In the case of navigable waters, title goes to the average low water mark. The Pennsylvania Supreme Court defined this as the "ordinary low water mark, unaffected by drought; that is, the height of the water at ordinary stages." Appeal of York Haven Water & Power Co., 212 Pa. 622, 62 A.97 (1905). Land beyond the low water mark belongs to the state government in the case of the 13 original states. Lands between the high and low water marks are subject to the police powers of the states. (See United States v. Pennsylvania Salt Mfg. Co., 16 F.2d 476 (E.D. Pa., 1926)). In the case of the original 13 states, upon ratification of the United States Constitution, title to these lands did not change, it remained vested in the several states.
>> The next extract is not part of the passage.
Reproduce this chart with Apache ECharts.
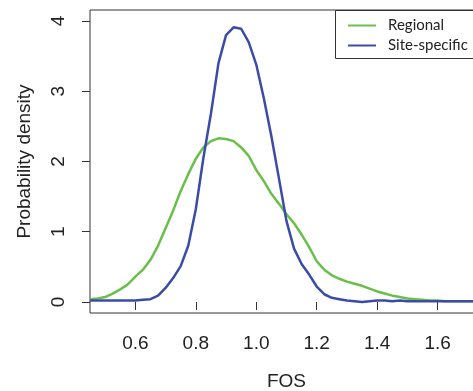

However, these titles became subject to the "Commerce Clause" of the Constitution which created an easement or "servitude" benefiting the federal government for the purpose of regulating commerce on navigable bodies of water. Borax Consolidated, Ltd. v. City of Los Angeles, 29 U.S. 10, 56 S. Ct. 23, 80 L.Ed 9 (1935).
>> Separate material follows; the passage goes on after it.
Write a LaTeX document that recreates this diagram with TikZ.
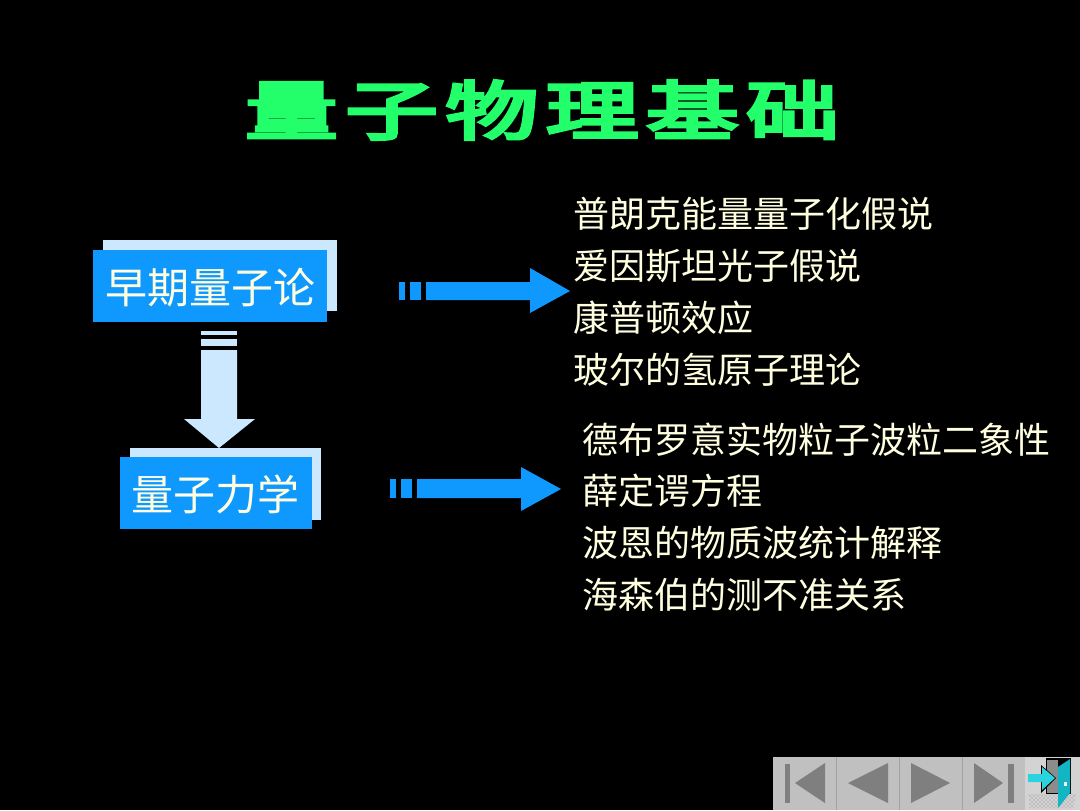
\documentclass[tikz,border=0pt]{standalone}
\usepackage{fontspec}
\usetikzlibrary{patterns}
\newfontfamily\cjk{Noto Sans CJK SC}
\newfontfamily\cjktitle[FakeBold=5,LetterSpace=8]{Noto Sans CJK SC}
\definecolor{cream}{HTML}{FFFFE0}
\definecolor{azure}{HTML}{0F99FF}
\definecolor{pale}{HTML}{CCE8FF}
\definecolor{titlegreen}{HTML}{22FF6A}
\definecolor{navgray}{HTML}{C0C0C0}
\definecolor{navdark}{HTML}{7F7F7F}
\definecolor{doorteal}{HTML}{12B5C4}
\definecolor{arrowcyan}{HTML}{2CD3DF}
\tikzset{
  x=0.75pt,y=-0.75pt,
  listline/.style={anchor=west,inner sep=0pt,text=cream,font=\cjk\fontsize{27}{30}\selectfont},
  boxlabel/.style={anchor=center,inner sep=0pt,text=cream,font=\cjk\fontsize{31.5}{34}\selectfont},
  front/.style={fill=azure,draw=none},
  back/.style={fill=pale,draw=none},
  blue arrow/.style={fill=azure,draw=none},
  pale arrow/.style={fill=pale,draw=none},
  navicon/.style={fill=navdark,draw=none},
}
\begin{document}
\begin{tikzpicture}
\fill[black] (0,0) rectangle (1080,810);
\useasboundingbox (0,0) rectangle (1080,810);
% title
\node[anchor=center,inner sep=0pt,text=titlegreen,xscale=1.45,transform shape,
  font=\cjktitle\fontsize{48}{50}\selectfont] (title) at (542,110) {量子物理基础};
% boxes
\fill[back] (103,240) rectangle (337,311);
\fill[front] (93,250) rectangle (327,322);
\node[boxlabel] (early) at (210,288) {早期量子论};
\fill[back] (130,448) rectangle (321,520);
\fill[front] (120,457) rectangle (312,529);
\node[boxlabel] (qm) at (215,494) {量子力学};
% down arrow
\fill[pale arrow] (201,331) rectangle (237,335);
\fill[pale arrow] (201,339) rectangle (237,346);
\fill[pale arrow] (201,350) -- (237,350) -- (237,419) -- (255,419) -- (219,448) -- (184,419) -- (201,419) -- cycle;
% right arrow 1
\fill[blue arrow] (399,282) rectangle (405,300);
\fill[blue arrow] (410,282) rectangle (421,300);
\fill[blue arrow] (426,282) -- (530,282) -- (530,268) -- (570,291) -- (530,313) -- (530,300) -- (426,300) -- cycle;
% right arrow 2
\fill[blue arrow] (390,479) rectangle (396,498);
\fill[blue arrow] (401,479) rectangle (412,498);
\fill[blue arrow] (417,479) -- (521,479) -- (521,467) -- (561,489) -- (521,511) -- (521,498) -- (417,498) -- cycle;
% lists
\node[listline] (a1) at (573,214) {普朗克能量量子化假说};
\node[listline] (a2) at (573,266) {爱因斯坦光子假说};
\node[listline] (a3) at (573,318) {康普顿效应};
\node[listline] (a4) at (573,370) {玻尔的氢原子理论};
\node[listline] (b1) at (582,440) {德布罗意实物粒子波粒二象性};
\node[listline] (b2) at (582,491) {薛定谔方程};
\node[listline] (b3) at (582,543) {波恩的物质波统计解释};
\node[listline] (b4) at (582,595) {海森伯的测不准关系};
% nav bar
\fill[navgray] (773,757) rectangle (1025,810);
\draw[color=black!15!navgray,line width=0.6pt] (836,757) -- (836,810) (899,757) -- (899,810) (962,757) -- (962,810);
\fill[navicon] (785,764) rectangle (790,803);
\fill[navicon] (795,783) -- (825,763) -- (825,803) -- cycle;
\fill[navicon] (848,783) -- (888,763) -- (888,803) -- cycle;
\fill[navicon] (911,763) -- (950,783) -- (911,803) -- cycle;
\fill[navicon] (974,763) -- (1003,783) -- (974,803) -- cycle;
\fill[navicon] (1008,764) rectangle (1014,803);
% exit icon
\fill[navgray!70!white] (1025,757) rectangle (1080,810);
\fill[pattern=crosshatch dots,pattern color=navdark] (1028,794) -- (1076,794) -- (1074,808) -- (1030,808) -- cycle;
\fill[black] (1046,758) rectangle (1071,794);
\fill[navdark!90!white] (1047,760) rectangle (1058,793);
\fill[black] (1041,765) -- (1056,778) -- (1041,793) -- cycle;
\fill[arrowcyan] (1028,774) -- (1042,774) -- (1042,767) -- (1055,778) -- (1042,790) -- (1042,782) -- (1028,782) -- cycle;
\fill[doorteal] (1058,767) -- (1070,759) -- (1070,793) -- (1058,808) -- cycle;
\fill[white] (1064,782) rectangle (1067,786);
\end{tikzpicture}
\end{document}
As new lands were acquired by the United States, either by purchase or treaty, title to the beds of all navigable or tidal lakes, rivers, or their tributaries became vested in the United States, unless they had been validly conveyed into private ownership by the former sovereign. McKnight v. Brodell, 212 F.Supp 45. During the territorial period of these lands, the United States held these title "in trust" for the benefit of the future states which would be carved out of the territory. Hymes v. Grimes Company, 165 F. 2d 323. Each of the states were to come into the Union on an "equal footing" with the original thirteen states.
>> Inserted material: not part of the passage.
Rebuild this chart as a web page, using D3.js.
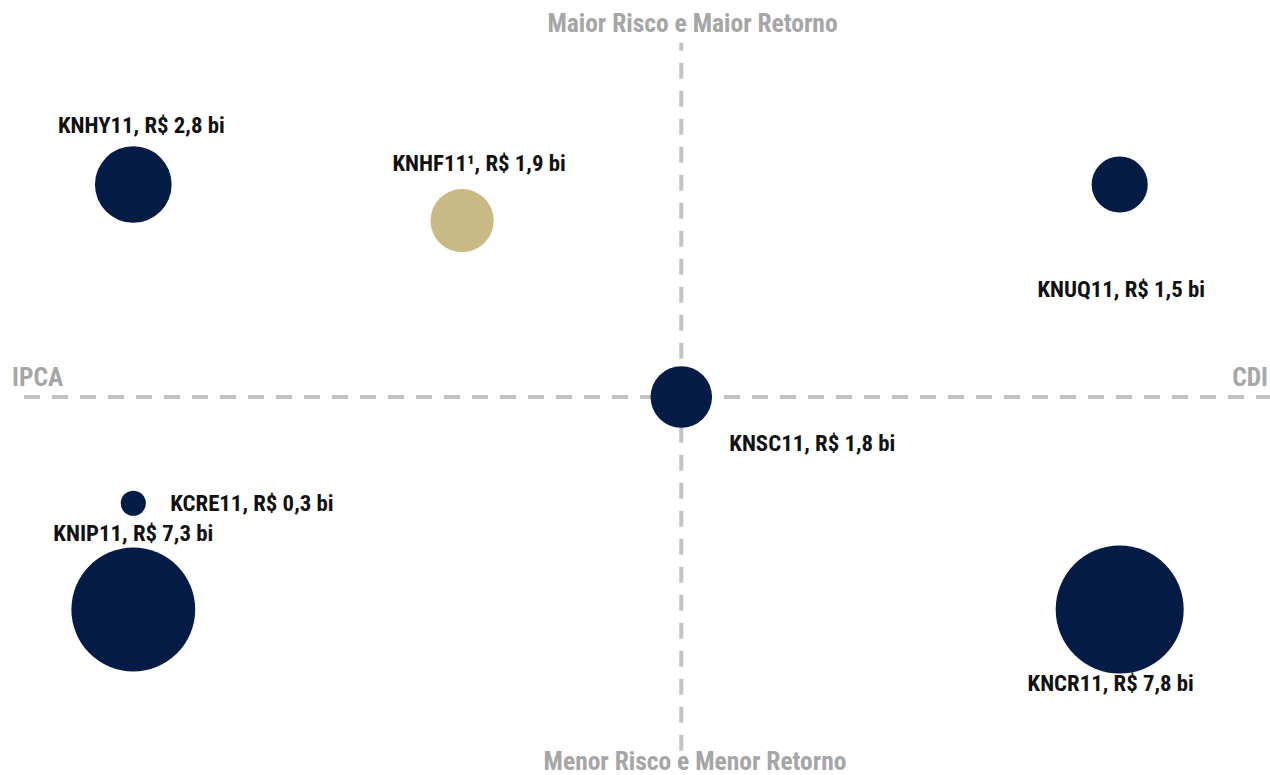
<!DOCTYPE html>
<html>
<head>
<meta charset="utf-8">
<script src="https://cdn.jsdelivr.net/npm/d3@7/dist/d3.min.js"></script>
<style>
  html, body { margin: 0; padding: 0; background: #fff; }
  svg { display: block; }
</style>
</head>
<body>
<svg id="chart"></svg>
<script>
// fund data
var funds   = ['KNHY11', 'KNHF11¹', 'KNUQ11', 'KNSC11', 'KCRE11', 'KNIP11', 'KNCR11'];
var aum     = [2.8, 1.9, 1.5, 1.8, 0.3, 7.3, 7.8];          // R$ bi
var indexer = [-1, -0.4, 0.8, 0, -1, -1, 0.8];             // -1 = IPCA ... +1 = CDI
var risk    = [1, 0.83, 1, 0, -0.5, -1, -1];               // +1 = maior risco
var group   = ['core', 'new', 'core', 'core', 'core', 'core', 'core'];

var axisLabels = {
  top: 'Maior Risco e Maior Retorno',
  bottom: 'Menor Risco e Menor Retorno',
  left: 'IPCA',
  right: 'CDI'
};

(function() {
  'use strict';

  var WIDTH = 1270, HEIGHT = 775;
  var FONT = '"Roboto Condensed", "DejaVu Sans Condensed", sans-serif';

  var svg = d3.select('#chart').attr('width', WIDTH).attr('height', HEIGHT);

  var center = { x: 681.3, y: 397 };

  var x = d3.scaleLinear().domain([-1, 1]).range([center.x - 548, center.x + 548]);
  var y = d3.scaleLinear().domain([-1, 1]).range([center.y + 212.5, center.y - 212.5]);
  var r = d3.scaleSqrt().domain([0, 7.8]).range([0, 64]);
  var color = d3.scaleOrdinal().domain(['core', 'new']).range(['#041c45', '#c9b985']);

  // label placement relative to bubble centre
  var labelLayout = {
    'KNHY11':  { dx: 8,   dy: -52, anchor: 'middle' },
    'KNHF11¹': { dx: 17,  dy: -50, anchor: 'middle' },
    'KNUQ11':  { dx: 1.5, dy: 112, anchor: 'middle' },
    'KNSC11':  { dx: 48,  dy: 54,  anchor: 'start' },
    'KCRE11':  { dx: 37,  dy: 8,   anchor: 'start' },
    'KNIP11':  { dx: 0,   dy: -69, anchor: 'middle' },
    'KNCR11':  { dx: -9,  dy: 81,  anchor: 'middle' }
  };

  var data = funds.map(function(f, i) {
    return { name: f, aum: aum[i], x: indexer[i], y: risk[i], group: group[i] };
  });

  var fmt = function(v) { return d3.format('.1f')(v).replace('.', ','); };

  // quadrant axes
  var axisColor = '#c3c3c3';
  svg.append('line')
    .attr('x1', 24).attr('x2', WIDTH)
    .attr('y1', center.y).attr('y2', center.y)
    .attr('stroke', axisColor).attr('stroke-width', 4)
    .attr('stroke-dasharray', '16,12');

  svg.append('line')
    .attr('x1', center.x).attr('x2', center.x)
    .attr('y1', 42.7).attr('y2', 750.7)
    .attr('stroke', axisColor).attr('stroke-width', 4)
    .attr('stroke-dasharray', '16,12')
    .attr('stroke-dashoffset', 8);

  var titleStyle = function(sel) {
    sel.attr('font-family', FONT).attr('font-weight', 700)
      .attr('font-size', 25.5).attr('fill', '#a6a6a6');
  };

  svg.append('text').text(axisLabels.top)
    .attr('x', 692.5).attr('y', 31.5).attr('text-anchor', 'middle').call(titleStyle);
  svg.append('text').text(axisLabels.bottom)
    .attr('x', 695).attr('y', 769.5).attr('text-anchor', 'middle').call(titleStyle);
  svg.append('text').text(axisLabels.left)
    .attr('x', 12).attr('y', 386).attr('text-anchor', 'start').call(titleStyle);
  svg.append('text').text(axisLabels.right)
    .attr('x', 1268).attr('y', 386).attr('text-anchor', 'end').call(titleStyle);

  // bubbles
  svg.selectAll('.bubble').data(data).enter()
    .append('circle')
      .attr('class', 'bubble')
      .attr('cx', d => x(d.x))
      .attr('cy', d => y(d.y))
      .attr('r', d => r(d.aum))
      .attr('fill', d => color(d.group));

  // labels
  svg.selectAll('.label').data(data).enter()
    .append('text')
      .attr('class', 'label')
      .attr('x', d => x(d.x) + labelLayout[d.name].dx)
      .attr('y', d => y(d.y) + labelLayout[d.name].dy)
      .attr('text-anchor', d => labelLayout[d.name].anchor)
      .attr('font-family', FONT)
      .attr('font-weight', 700)
      .attr('font-size', 22.8)
      .attr('fill', '#111')
      .text(d => d.name + ', R$ ' + fmt(d.aum) + ' bi');
})();
</script>
</body>
</html>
Under the equal footing doctrine, territorial states are vested with the same sovereign title rights to wetlands as the original thirteen states. Pollard v. Hagan, 44 U.S. 212, 3 How. 212, 11 L.Ed. 565 (1845). However, during the territorial period, the United States could convey certain of these lands under the limited circumstances of promoting commerce. Brewer Elliot Oil and Gas Co. v. U S., 260 U.S. 77, 43 S.Ct 60, 67 L.Ed. 140 (1922).
Any questions as to the ownership of these lands was resolved by Congress passing the Submerged Lands Act, 43 U.S.C.A. 1301, which confirmed and quit-claimed title in various states to the beds of all navigable bodies of water. While this act conveyed navigable waters to the states, non-navigable waters outside the 13 colonies remained the property of the United States. Waters subject to the ebb and flow of the tides, but which are non-navigable passed to the states.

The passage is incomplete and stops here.